===== INFORMATION SHOWN =====
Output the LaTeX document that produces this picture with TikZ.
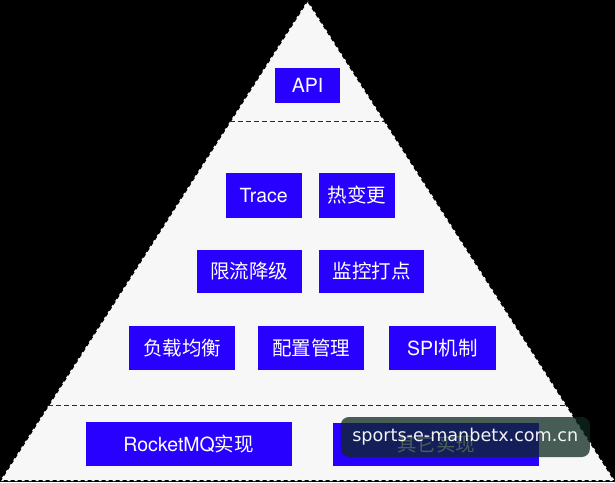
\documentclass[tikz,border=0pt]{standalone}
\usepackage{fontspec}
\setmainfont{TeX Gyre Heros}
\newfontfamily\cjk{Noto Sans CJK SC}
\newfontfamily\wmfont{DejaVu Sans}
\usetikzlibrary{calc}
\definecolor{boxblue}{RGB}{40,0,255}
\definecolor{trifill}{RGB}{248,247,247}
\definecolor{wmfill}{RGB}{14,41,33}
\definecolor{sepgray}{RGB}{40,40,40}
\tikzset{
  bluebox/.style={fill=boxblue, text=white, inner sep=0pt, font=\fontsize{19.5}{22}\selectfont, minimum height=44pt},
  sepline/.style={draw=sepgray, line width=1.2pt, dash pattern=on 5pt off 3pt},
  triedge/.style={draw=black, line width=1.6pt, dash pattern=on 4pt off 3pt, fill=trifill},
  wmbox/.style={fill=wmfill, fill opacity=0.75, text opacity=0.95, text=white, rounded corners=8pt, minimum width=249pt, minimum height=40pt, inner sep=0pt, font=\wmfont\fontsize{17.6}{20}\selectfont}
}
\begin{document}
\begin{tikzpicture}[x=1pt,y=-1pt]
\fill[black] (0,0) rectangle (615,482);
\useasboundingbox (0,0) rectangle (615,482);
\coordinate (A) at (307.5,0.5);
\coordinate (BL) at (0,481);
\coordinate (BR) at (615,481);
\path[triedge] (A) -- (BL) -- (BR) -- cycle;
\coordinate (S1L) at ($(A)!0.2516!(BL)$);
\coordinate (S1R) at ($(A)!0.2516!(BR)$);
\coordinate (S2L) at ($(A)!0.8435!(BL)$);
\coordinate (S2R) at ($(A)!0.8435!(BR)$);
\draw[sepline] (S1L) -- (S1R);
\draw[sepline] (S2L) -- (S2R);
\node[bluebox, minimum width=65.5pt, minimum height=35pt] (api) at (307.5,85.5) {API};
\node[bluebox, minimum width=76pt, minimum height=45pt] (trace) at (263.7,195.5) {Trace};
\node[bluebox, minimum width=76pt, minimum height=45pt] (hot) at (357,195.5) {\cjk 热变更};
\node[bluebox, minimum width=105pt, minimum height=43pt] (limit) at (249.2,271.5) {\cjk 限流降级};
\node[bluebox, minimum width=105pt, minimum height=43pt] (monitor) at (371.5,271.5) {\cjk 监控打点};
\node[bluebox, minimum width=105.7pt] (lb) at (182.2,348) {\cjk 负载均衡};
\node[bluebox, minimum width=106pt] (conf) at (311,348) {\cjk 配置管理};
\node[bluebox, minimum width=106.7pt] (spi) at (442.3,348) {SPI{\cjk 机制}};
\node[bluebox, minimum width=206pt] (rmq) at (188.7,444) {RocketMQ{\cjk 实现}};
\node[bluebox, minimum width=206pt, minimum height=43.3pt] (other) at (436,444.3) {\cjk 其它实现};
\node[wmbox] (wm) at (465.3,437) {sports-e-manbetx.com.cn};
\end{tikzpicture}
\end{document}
=====
YOUR OBJECTIVE => Omit the pictures and output all of the other material exactly.

EXPECTED OUTPUT =>
Output the LaTeX document that produces this picture with TikZ.
\documentclass[tikz,border=0pt]{standalone}
\usepackage{fontspec}
\setmainfont{TeX Gyre Heros}
\newfontfamily\cjk{Noto Sans CJK SC}
\newfontfamily\wmfont{DejaVu Sans}
\usetikzlibrary{calc}
\definecolor{boxblue}{RGB}{40,0,255}
\definecolor{trifill}{RGB}{248,247,247}
\definecolor{wmfill}{RGB}{14,41,33}
\definecolor{sepgray}{RGB}{40,40,40}
\tikzset{
  bluebox/.style={fill=boxblue, text=white, inner sep=0pt, font=\fontsize{19.5}{22}\selectfont, minimum height=44pt},
  sepline/.style={draw=sepgray, line width=1.2pt, dash pattern=on 5pt off 3pt},
  triedge/.style={draw=black, line width=1.6pt, dash pattern=on 4pt off 3pt, fill=trifill},
  wmbox/.style={fill=wmfill, fill opacity=0.75, text opacity=0.95, text=white, rounded corners=8pt, minimum width=249pt, minimum height=40pt, inner sep=0pt, font=\wmfont\fontsize{17.6}{20}\selectfont}
}
\begin{document}
\begin{tikzpicture}[x=1pt,y=-1pt]
\fill[black] (0,0) rectangle (615,482);
\useasboundingbox (0,0) rectangle (615,482);
\coordinate (A) at (307.5,0.5);
\coordinate (BL) at (0,481);
\coordinate (BR) at (615,481);
\path[triedge] (A) -- (BL) -- (BR) -- cycle;
\coordinate (S1L) at ($(A)!0.2516!(BL)$);
\coordinate (S1R) at ($(A)!0.2516!(BR)$);
\coordinate (S2L) at ($(A)!0.8435!(BL)$);
\coordinate (S2R) at ($(A)!0.8435!(BR)$);
\draw[sepline] (S1L) -- (S1R);
\draw[sepline] (S2L) -- (S2R);
\node[bluebox, minimum width=65.5pt, minimum height=35pt] (api) at (307.5,85.5) {API};
\node[bluebox, minimum width=76pt, minimum height=45pt] (trace) at (263.7,195.5) {Trace};
\node[bluebox, minimum width=76pt, minimum height=45pt] (hot) at (357,195.5) {\cjk 热变更};
\node[bluebox, minimum width=105pt, minimum height=43pt] (limit) at (249.2,271.5) {\cjk 限流降级};
\node[bluebox, minimum width=105pt, minimum height=43pt] (monitor) at (371.5,271.5) {\cjk 监控打点};
\node[bluebox, minimum width=105.7pt] (lb) at (182.2,348) {\cjk 负载均衡};
\node[bluebox, minimum width=106pt] (conf) at (311,348) {\cjk 配置管理};
\node[bluebox, minimum width=106.7pt] (spi) at (442.3,348) {SPI{\cjk 机制}};
\node[bluebox, minimum width=206pt] (rmq) at (188.7,444) {RocketMQ{\cjk 实现}};
\node[bluebox, minimum width=206pt, minimum height=43.3pt] (other) at (436,444.3) {\cjk 其它实现};
\node[wmbox] (wm) at (465.3,437) {sports-e-manbetx.com.cn};
\end{tikzpicture}
\end{document}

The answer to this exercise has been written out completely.